His chart career ended at around the same time that techno and Madchester took music further than SAW could ever have envisaged. His last hit, Never Knew Love, reached number 70 in 1991. By then he had split with his producers after years of fighting for a say in production and songwriting. Free at last, he changed his image, but even long hair and a starker, balladic sound couldn't revive what was by then a dead duck. Astley's baritone voice was as striking as ever - he was one of the few SAW marionettes who could actually sing - but he was a reminder of a time too unpleasant to dwell upon. A 1993 album, Body And Soul, stiffed, and Astley disappeared, presumably to a day job in Newton-le-Willows, the small town whence he came.

But that wasn't what happened. His last entry in the Guardian cuttings file is dated October 16, 1993. `Pop star Rick Astley has dropped the price of his Cotswold mansion by £75,000 after failing to find a buyer. The 27-year-old singer now wants £575,000 for the six-bed home in Rencomb, near Cirencester, Glos. He is anxious to move to London.' This was a surprise. So he hadn't become a minicab driver after all. He'd apparently been living sumptuously on the proceeds of several million record sales and the publishing royalties from the handful of songs he'd been allowed to write. But where had he been for the past three years? He wasn't easy to trace. His former record company, RCA, hadn't heard from him since his contract expired two years ago. It was the same with his former manager. Eventually your investigator obtained the number of a Berkshire-based manager who's looking after Astley on a part-time basis.

`He's not doing interviews,' she said. `He's doing demos in his studio, and he doesn't want to talk until he's got a new record deal. A lot of people have been asking to interview him.' Oh? Has the zeitgeist finally swung back toward Astley, or is it just that, as will inevitably happen, some ironist has decided the eighties are ready to be revived? At any rate, she called back half an hour later, unable to conceal her surprise. `He's said yes,' she said, divulging complicated directions to Astley's Fulham studio.

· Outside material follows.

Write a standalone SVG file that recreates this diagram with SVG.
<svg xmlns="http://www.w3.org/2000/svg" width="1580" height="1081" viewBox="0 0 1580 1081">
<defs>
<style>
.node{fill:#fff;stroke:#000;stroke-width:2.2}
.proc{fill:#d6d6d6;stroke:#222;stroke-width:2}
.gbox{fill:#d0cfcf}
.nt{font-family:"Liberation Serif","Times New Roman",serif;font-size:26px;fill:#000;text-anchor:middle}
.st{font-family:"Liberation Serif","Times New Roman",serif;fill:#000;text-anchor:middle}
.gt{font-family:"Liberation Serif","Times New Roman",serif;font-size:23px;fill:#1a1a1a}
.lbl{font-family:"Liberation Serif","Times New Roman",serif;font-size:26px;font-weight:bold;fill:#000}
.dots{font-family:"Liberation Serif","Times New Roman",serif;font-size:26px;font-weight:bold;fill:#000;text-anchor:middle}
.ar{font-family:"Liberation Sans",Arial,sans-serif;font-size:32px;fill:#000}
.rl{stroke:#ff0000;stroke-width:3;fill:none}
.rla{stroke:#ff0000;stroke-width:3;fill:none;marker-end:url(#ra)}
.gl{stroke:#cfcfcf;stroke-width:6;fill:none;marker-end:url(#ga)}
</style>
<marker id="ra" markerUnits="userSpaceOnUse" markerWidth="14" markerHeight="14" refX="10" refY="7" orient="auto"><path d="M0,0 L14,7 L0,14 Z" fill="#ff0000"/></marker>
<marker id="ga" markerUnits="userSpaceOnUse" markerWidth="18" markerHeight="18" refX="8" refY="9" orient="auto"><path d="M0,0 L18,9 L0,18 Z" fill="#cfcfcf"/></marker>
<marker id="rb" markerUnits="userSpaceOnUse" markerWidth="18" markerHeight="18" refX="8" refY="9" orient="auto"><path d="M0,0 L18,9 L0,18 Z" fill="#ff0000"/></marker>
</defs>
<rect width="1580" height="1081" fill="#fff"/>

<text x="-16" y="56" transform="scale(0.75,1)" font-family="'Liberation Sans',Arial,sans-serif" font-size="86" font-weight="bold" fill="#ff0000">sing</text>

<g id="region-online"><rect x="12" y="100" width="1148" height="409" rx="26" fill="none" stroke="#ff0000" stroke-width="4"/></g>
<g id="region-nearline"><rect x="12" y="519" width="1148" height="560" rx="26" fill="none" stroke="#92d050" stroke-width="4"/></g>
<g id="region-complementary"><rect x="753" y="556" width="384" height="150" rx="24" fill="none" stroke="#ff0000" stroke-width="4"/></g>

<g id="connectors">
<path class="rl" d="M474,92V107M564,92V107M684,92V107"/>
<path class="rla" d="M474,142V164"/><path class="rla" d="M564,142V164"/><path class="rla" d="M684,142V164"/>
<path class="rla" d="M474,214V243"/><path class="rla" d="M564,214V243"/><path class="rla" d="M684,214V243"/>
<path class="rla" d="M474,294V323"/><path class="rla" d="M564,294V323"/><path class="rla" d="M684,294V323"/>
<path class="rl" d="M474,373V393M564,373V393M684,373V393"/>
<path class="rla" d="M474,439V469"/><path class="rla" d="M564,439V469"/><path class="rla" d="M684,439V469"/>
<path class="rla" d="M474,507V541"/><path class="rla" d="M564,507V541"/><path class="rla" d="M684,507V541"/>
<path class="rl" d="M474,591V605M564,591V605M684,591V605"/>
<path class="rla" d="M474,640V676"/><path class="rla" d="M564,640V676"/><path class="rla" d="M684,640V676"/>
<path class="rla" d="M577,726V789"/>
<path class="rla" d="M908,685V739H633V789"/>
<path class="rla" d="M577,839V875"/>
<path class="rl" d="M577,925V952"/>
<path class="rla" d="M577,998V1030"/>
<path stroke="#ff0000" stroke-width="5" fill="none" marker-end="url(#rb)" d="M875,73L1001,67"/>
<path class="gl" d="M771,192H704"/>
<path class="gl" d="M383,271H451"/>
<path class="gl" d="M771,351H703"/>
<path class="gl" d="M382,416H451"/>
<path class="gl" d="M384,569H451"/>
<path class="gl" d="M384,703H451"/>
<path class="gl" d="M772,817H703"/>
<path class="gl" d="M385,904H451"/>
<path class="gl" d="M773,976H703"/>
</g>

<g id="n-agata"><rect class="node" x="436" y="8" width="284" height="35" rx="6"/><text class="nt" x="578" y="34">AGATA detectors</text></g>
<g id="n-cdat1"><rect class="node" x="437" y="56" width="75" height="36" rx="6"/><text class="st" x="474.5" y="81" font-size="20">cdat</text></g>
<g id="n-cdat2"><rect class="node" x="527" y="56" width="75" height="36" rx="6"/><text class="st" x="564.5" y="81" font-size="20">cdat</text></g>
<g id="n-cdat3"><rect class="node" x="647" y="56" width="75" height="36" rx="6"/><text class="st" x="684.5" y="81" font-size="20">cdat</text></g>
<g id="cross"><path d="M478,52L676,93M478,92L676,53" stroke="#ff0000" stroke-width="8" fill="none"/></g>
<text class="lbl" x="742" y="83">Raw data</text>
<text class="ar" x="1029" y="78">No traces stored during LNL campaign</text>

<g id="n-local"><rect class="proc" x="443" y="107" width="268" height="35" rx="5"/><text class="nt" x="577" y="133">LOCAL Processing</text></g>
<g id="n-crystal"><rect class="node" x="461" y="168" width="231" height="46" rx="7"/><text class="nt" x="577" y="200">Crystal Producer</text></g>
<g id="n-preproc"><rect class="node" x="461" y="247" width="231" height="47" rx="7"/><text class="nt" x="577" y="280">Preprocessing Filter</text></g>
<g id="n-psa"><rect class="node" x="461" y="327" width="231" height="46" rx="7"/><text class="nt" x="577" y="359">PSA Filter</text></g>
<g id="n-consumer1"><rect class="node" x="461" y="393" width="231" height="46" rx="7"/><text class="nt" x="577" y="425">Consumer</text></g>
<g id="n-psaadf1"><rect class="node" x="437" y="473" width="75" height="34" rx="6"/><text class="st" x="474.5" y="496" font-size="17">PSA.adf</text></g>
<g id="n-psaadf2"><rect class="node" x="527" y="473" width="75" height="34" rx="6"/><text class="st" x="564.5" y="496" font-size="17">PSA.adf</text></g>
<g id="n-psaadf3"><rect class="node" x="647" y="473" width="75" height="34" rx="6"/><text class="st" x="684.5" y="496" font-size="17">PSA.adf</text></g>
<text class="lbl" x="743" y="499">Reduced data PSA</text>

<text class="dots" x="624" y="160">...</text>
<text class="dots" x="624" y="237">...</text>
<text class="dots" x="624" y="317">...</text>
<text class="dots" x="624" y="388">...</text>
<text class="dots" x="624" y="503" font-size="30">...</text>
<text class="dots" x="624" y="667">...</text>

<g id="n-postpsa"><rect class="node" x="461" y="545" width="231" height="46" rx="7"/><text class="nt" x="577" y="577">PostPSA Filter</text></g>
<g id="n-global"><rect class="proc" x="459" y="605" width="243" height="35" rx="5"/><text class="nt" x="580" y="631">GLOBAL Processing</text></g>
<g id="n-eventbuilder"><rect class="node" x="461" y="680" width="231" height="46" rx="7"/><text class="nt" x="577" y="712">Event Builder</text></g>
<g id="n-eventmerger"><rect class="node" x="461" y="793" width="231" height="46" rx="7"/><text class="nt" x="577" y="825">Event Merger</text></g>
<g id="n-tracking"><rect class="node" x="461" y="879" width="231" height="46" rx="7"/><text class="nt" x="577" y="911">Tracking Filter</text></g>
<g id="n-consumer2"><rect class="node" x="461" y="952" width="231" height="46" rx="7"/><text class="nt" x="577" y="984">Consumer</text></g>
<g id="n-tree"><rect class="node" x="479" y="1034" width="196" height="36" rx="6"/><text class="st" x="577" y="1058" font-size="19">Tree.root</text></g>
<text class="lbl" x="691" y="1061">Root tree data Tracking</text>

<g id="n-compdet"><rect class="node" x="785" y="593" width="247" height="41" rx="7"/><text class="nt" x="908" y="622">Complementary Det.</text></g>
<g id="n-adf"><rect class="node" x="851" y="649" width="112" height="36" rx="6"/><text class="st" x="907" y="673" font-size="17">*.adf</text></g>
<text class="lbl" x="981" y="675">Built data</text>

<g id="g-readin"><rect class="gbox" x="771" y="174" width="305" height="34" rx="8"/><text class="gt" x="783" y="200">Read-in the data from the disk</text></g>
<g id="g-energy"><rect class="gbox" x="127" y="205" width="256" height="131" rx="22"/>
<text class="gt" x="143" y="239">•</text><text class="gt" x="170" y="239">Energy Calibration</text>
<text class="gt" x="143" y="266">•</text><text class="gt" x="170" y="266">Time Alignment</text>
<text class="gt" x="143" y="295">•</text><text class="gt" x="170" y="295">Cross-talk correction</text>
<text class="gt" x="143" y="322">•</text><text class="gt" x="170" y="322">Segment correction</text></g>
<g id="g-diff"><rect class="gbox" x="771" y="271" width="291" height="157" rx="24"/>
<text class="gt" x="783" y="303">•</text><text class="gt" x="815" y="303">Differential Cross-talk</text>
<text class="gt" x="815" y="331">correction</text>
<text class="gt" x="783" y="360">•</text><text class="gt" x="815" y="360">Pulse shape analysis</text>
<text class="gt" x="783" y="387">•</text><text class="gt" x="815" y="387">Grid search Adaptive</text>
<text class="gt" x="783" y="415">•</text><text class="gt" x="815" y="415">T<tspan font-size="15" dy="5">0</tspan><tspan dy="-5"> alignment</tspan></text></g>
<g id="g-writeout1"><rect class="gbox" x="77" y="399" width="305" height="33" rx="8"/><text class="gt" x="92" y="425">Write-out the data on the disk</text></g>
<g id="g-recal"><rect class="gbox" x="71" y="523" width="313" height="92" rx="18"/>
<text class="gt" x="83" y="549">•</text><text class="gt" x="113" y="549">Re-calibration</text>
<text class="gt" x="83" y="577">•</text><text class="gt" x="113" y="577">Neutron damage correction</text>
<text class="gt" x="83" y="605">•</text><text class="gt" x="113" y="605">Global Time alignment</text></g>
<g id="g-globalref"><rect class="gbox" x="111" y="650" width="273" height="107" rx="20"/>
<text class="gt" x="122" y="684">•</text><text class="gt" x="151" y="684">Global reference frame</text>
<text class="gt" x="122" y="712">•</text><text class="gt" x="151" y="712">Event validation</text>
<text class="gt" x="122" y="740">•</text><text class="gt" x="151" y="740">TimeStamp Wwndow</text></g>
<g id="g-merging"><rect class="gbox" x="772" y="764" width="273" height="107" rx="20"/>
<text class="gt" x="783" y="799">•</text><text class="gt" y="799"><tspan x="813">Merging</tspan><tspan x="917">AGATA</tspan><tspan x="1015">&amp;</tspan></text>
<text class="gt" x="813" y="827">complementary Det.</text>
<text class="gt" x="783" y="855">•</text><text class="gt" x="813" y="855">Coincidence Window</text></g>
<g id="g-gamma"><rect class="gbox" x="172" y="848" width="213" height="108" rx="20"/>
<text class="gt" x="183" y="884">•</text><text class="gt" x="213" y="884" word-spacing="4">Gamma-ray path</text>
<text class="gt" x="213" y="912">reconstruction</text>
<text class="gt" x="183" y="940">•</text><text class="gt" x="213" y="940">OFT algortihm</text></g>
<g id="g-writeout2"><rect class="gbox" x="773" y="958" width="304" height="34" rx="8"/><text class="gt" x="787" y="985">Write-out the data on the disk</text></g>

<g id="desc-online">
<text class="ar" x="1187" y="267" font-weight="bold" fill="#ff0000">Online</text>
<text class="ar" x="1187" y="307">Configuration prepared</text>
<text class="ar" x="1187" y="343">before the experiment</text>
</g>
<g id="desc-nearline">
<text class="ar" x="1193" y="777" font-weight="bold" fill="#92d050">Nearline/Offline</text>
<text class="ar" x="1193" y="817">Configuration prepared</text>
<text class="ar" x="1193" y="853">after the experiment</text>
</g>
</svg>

It's in a quiet back street about 20 minutes from his Richmond home (seems he did finally sell that very big house in the country). A motorcycle that turns out to be his is parked outside; inside the place has the big-windows-blond-wood look of a successful design consultancy. The joint is all his, built to his specifications in the last year for a small fortune. If Astley made this kind of money, god knows what SAW, who got the lion's share of the songwriting royalties, must have raked in. What if I don't recognise him, I'm thinking. In his heyday, the extraordinary thing about Astley was his ordinariness. He had the looks of the teaboy he once was - pleasant but so unremarkable that his pin-up status was infuriating. (RCA's whole marketing strategy was based on the contrast between his boy-next-door face and burnished voice.) At 30 he's bound to look even less distinctive, I tell myself.

A tallish, skinnyish figure glides out of a softly lit inner room and bustles around with a box of teabags. This, evidently, is he, and you could have fooled me. The straggly brunette floppy-do and bosom-hugging green shirt don't jibe with the clean-cut android on the cover of 1988's Hold Me In Your Arms, the only album still in stock at the Virgin Megastore. Time has been gentle, too, instilling character while preserving his youthfulness. Essentially, you could present him to your parents without being embarrassed by his uncoolness.

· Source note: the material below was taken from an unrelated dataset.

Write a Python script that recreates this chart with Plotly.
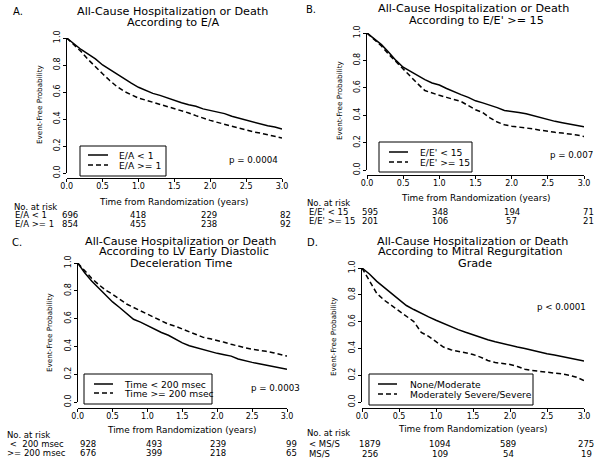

The studio is dominated by a sprawling mixing desk containing tapes of songs Astley has been working on for six months. He refuses to play them, even evading questions about what they're like. I'm hoping he'll confess that he's developed a love of ambient trance techno which has necessitated a change of name to DJ Rikki A. Sadly, he does not. `I wouldn't slot what I'm doing into either dance or Britpop,' he says, keeping a watchful eye on his tapes. `It's less souly than before, but my voice had always steered toward soulfulness.' But enough pleasantries. Where the heck have you been? `Everything in my career happened so fast,' he begins, settling into a squashy chair under a portrait of his five-year-old daughter. `Stock, Aitken and Waterman were more famous than I was, and everyone who worked with them became one of their puppets. All the media attention made me clam up, and I was perceived as not having a brain, and fair play to anyone who thought that, because that was how I was portrayed. The whole thing of `Rick's a nice fellow, the boy next door' made me go within myself a bit. I wore the suits and ties because I went to soul clubs and clothes were more important than drink.' His gaze is very steady in his Newton-le-Willowsian way. This isn't what I was expecting, which was a himbo of the Jason Donovan (another SAW alumnus) stripe. Courteous, interested and engaging, he's not even the same species as the blank adolescent on the cover of Hold Me In Your Eyes.

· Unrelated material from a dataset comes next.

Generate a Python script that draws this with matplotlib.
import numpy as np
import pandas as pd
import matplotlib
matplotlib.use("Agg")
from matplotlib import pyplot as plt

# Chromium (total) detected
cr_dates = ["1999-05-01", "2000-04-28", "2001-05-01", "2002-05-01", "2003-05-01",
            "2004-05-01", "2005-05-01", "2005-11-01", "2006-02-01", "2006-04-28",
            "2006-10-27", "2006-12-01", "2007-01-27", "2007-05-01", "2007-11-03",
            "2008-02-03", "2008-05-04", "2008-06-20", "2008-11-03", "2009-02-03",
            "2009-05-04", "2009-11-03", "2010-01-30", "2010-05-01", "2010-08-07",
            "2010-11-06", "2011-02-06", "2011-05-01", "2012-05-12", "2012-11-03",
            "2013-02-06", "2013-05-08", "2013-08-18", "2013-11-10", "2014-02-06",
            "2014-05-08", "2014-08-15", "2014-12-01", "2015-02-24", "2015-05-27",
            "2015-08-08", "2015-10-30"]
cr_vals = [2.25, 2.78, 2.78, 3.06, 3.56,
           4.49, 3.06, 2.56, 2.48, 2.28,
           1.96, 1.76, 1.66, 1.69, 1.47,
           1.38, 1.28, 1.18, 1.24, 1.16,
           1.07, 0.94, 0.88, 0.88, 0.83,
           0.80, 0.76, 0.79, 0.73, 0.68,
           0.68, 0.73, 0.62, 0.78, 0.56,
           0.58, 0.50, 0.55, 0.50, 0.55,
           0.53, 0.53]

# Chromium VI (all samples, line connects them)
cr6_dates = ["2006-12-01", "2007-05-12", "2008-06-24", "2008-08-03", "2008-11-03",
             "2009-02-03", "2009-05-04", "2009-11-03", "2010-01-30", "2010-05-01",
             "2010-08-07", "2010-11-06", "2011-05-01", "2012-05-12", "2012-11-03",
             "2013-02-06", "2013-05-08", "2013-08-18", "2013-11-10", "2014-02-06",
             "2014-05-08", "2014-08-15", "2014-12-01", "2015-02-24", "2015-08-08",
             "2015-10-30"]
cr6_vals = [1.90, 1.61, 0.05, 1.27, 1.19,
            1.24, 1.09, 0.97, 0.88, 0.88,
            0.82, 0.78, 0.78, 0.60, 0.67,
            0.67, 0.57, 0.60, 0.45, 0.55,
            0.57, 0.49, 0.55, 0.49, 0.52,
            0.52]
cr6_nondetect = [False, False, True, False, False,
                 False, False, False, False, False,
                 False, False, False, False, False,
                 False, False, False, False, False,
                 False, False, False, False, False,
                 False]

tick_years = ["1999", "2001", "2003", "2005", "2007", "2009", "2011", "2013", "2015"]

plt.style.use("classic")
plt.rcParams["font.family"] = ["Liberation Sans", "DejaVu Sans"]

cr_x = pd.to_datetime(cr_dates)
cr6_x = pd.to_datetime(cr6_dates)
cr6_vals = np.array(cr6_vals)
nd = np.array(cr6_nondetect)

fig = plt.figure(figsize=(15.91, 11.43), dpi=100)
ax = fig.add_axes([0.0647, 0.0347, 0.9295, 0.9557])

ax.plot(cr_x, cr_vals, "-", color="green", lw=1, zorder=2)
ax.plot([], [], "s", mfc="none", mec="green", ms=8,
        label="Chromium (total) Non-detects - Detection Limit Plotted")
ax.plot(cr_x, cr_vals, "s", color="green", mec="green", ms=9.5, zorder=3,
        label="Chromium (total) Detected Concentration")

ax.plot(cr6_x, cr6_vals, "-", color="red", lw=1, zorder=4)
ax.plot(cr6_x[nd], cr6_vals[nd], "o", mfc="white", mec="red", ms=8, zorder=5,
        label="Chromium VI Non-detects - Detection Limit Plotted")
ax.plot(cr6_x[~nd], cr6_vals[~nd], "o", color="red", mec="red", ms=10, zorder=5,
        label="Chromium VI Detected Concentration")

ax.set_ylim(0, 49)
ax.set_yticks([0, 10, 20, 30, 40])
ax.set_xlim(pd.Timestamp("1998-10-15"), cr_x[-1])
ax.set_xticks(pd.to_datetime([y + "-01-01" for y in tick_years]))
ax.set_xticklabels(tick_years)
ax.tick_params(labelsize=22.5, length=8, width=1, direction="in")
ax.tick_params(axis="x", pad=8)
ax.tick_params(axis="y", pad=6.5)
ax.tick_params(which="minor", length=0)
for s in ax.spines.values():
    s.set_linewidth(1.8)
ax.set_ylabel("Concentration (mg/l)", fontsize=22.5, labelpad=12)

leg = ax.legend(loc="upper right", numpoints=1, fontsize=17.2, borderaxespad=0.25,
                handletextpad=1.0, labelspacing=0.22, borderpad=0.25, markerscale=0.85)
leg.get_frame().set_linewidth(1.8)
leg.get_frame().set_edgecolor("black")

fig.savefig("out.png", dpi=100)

`I knew what I was letting myself in for. I actually co-wrote and - produced half the songs on the first album, but did anyone care? I did, obviously, but that's not what that kind of career was about. I think I'm good, but talent wasn't high on their agenda.' Weary as he was of SAW calling the shots, his career suffered without them - in Britain, anyway. In America, though, he was still successful as late as 1993, when Body And Soul came out. Astley still travelled constantly, as he had for the past six years, and he was miserable. Late that year came the crunch. `Now we're getting to the nitty gritty. I developed a fear of flying, and I just could not get on planes. I was absolutely terrified. I think it was my way of saying, `I don't want to do this any more.' My mind and body were telling me to quit. The album and single were doing well in America, but I... just didn't turn up. I was on my way to the airport one day and I just said, `I'm not getting on the plane.' ' He visited a hypnotherapist, unsuccessfully. `It didn't work because I didn't really want to fly. I'd already been pushing myself to get on planes for ages, and I realised my mind was saying `Enough'. I'd spent a fifth of my life under so much pressure, day after day of interviews and travelling.' The problem stopped his career in its tracks. The American record company was furious and severed ties when he refused to go over for promotional work. Astley retired to Gloucestershire and for the next two years did `bugger-all'. He spent large chunks of time with his girlfriend's family in Denmark, learning how to book his own hotels and get from A to B without the aid of a tour manager. And while he `didn't want anything to do with the music business for a long time', he wrote songs anyway during his time off and ended up with an album's worth. Inevitably, now that he's conquered his flying problem - it receded soon after he quit - he'd like to re-enter the business. Which brings us up to date.

Are we ready for Rick Astley: The Comeback?